The grocery industry has been working to enable omnichannel fulfillment over the past 10 years, in line with customers’ growing preference for shopping in multiple channels. The omnichannel tried to accommodate that trend, but it ended up “encasing” multiple processes — e-commerce, store operations and the supply chain — with technology applications.


The “customer channel,” by contrast, seeks to eliminate the distinction between various shopping methods and focuses exclusively on what the customer wants and needs. This is according to Randy Evins from SAP in the above conversation.


“They become the channel, and then that drives the rest of the process.”


Evins describes five “pillars of work” that are within the customer channel: a single view of the business, customer trust, personalized experience, unified commerce, and digitized supply chains.

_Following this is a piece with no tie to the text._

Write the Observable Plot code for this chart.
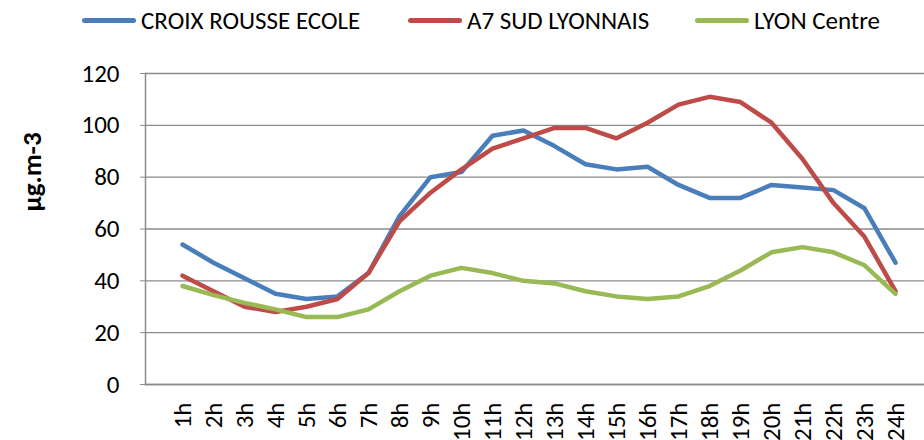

The first and last pillars combine to help retailers stock inventory that shoppers desire, regardless of where they’re shopping.


Under the old, and in most cases current, way of handling orders, a truck arriving late at a warehouse might be turned away. If a business is able to successfully implement the “customer channel” mentality, this wouldn’t happen: The warehouse manager “won’t risk not receiving the truck because it has a customer order on it,” Evins says.


Unlike today, where service levels are the measure, he says. “The goal is 100% customer satisfaction. That’s a different paradigm. Most supply chain folks don’t think that way.”


This requires changing the mindset of supply chain managers so that they’re no longer focused on receiving, moving and shipping boxes. “You’re creating a customer service experience inside of your business process. That’s not what they do today.”